Exercise description
From the records below, print only the part that opens with the line containing "Give me the D3.js source for this chart." and closes with the line containing "350, 400, 450];"; omit the pictures.

Data provided
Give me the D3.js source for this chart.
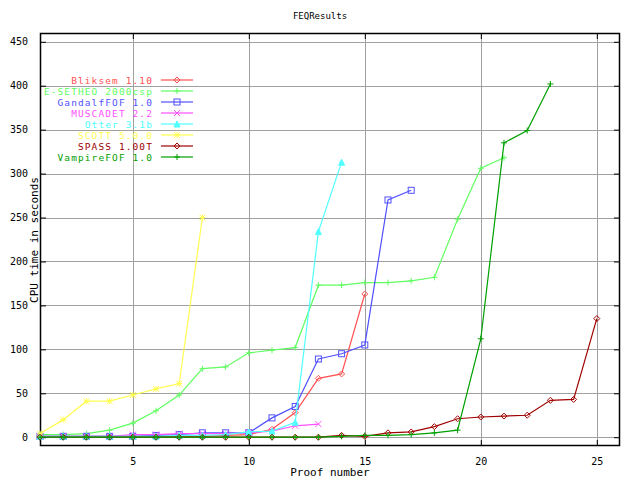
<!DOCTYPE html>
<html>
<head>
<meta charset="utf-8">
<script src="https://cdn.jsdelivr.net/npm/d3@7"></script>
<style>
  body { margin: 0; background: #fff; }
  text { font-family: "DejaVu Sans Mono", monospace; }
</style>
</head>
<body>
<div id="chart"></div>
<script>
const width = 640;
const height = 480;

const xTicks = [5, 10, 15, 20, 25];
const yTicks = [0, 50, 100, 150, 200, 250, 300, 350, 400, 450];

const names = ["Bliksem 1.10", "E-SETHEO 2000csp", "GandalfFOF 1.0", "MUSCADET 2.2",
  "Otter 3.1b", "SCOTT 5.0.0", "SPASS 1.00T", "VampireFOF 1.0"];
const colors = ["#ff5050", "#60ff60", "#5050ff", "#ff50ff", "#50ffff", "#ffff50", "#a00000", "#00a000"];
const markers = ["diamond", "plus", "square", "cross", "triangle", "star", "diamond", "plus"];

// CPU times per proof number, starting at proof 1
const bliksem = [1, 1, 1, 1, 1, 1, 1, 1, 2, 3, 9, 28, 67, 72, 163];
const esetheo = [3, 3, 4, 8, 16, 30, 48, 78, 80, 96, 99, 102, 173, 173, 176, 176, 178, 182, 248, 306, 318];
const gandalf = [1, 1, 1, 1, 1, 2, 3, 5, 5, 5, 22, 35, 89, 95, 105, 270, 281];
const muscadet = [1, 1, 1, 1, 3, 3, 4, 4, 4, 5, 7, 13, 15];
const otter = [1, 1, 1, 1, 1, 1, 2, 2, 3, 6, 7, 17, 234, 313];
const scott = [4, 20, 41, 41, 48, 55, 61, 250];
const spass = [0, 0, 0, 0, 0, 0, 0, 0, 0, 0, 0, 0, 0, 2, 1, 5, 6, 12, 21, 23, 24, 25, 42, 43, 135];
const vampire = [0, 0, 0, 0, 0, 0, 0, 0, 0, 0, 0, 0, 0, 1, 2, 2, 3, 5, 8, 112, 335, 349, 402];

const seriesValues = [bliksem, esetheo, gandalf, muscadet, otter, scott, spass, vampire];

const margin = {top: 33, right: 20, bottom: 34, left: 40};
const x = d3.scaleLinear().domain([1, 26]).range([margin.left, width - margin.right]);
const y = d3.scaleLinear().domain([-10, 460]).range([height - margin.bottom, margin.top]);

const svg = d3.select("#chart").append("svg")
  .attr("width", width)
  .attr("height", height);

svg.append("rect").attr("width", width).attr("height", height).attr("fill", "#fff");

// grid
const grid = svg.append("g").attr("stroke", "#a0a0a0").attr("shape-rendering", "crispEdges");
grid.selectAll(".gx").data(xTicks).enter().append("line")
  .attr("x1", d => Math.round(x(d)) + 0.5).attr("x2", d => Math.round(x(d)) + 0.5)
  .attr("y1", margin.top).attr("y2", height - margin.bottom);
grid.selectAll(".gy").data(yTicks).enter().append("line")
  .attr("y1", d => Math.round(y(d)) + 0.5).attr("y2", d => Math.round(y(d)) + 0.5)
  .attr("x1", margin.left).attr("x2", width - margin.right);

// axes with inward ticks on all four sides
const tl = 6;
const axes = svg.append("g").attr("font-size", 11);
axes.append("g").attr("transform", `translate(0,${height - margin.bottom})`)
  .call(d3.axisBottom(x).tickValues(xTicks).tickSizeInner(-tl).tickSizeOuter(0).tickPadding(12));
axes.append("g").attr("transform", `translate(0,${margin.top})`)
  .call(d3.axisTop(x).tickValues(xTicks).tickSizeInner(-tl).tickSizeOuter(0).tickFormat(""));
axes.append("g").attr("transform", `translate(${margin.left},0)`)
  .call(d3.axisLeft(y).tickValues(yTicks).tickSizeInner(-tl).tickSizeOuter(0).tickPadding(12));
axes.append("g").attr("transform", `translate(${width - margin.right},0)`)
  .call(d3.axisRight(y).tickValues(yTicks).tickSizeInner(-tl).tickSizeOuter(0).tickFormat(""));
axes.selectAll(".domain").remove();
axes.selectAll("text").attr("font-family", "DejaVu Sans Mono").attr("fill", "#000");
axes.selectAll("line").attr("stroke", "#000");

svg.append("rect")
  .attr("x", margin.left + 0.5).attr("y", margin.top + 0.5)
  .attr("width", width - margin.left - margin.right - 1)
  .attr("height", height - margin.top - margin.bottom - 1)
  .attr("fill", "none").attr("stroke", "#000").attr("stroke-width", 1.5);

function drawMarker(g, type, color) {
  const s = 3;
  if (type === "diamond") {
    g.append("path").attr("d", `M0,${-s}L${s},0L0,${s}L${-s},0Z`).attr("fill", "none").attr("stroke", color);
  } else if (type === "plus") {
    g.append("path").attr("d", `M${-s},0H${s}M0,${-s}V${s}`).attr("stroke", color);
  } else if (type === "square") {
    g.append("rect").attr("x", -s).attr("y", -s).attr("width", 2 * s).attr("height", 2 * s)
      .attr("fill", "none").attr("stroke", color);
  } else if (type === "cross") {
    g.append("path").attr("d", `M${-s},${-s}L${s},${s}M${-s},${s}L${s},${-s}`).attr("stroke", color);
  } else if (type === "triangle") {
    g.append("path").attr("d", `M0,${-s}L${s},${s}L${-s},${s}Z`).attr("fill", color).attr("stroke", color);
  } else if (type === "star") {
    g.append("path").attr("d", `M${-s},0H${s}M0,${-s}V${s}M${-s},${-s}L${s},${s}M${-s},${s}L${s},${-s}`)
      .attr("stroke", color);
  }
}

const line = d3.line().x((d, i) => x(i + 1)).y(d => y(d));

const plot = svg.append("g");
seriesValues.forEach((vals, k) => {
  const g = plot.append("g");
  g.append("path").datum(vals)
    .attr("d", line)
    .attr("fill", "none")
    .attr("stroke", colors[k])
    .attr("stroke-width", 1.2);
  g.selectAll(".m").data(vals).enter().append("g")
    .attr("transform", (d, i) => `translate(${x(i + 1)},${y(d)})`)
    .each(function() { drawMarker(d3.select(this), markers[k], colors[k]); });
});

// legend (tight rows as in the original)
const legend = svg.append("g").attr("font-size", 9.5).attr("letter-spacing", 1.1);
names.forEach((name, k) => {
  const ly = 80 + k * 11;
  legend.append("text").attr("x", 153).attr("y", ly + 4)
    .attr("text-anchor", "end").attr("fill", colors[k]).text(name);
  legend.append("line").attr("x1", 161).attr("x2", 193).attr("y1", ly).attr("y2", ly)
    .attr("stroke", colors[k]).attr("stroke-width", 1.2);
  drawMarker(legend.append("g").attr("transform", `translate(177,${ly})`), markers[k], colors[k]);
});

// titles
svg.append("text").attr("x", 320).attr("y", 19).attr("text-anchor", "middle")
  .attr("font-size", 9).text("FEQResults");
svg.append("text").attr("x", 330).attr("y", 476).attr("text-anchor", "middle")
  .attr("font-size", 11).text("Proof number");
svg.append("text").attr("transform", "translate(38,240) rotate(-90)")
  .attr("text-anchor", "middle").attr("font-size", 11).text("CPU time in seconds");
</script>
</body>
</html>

==

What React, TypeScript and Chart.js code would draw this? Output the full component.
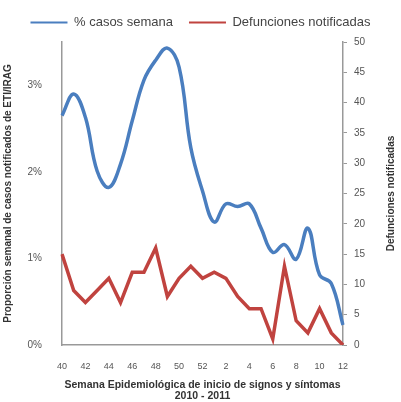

Exercise output
Give me the D3.js source for this chart.
<!DOCTYPE html>
<html>
<head>
<meta charset="utf-8">
<script src="https://cdn.jsdelivr.net/npm/d3@7"></script>
<style>
  body { margin: 0; background: #fff; }
  text { font-family: "DejaVu Sans Mono", monospace; }
</style>
</head>
<body>
<div id="chart"></div>
<script>
const width = 640;
const height = 480;

const xTicks = [5, 10, 15, 20, 25];
const yTicks = [0, 50, 100, 150, 200, 250, 300, 350, 400, 450];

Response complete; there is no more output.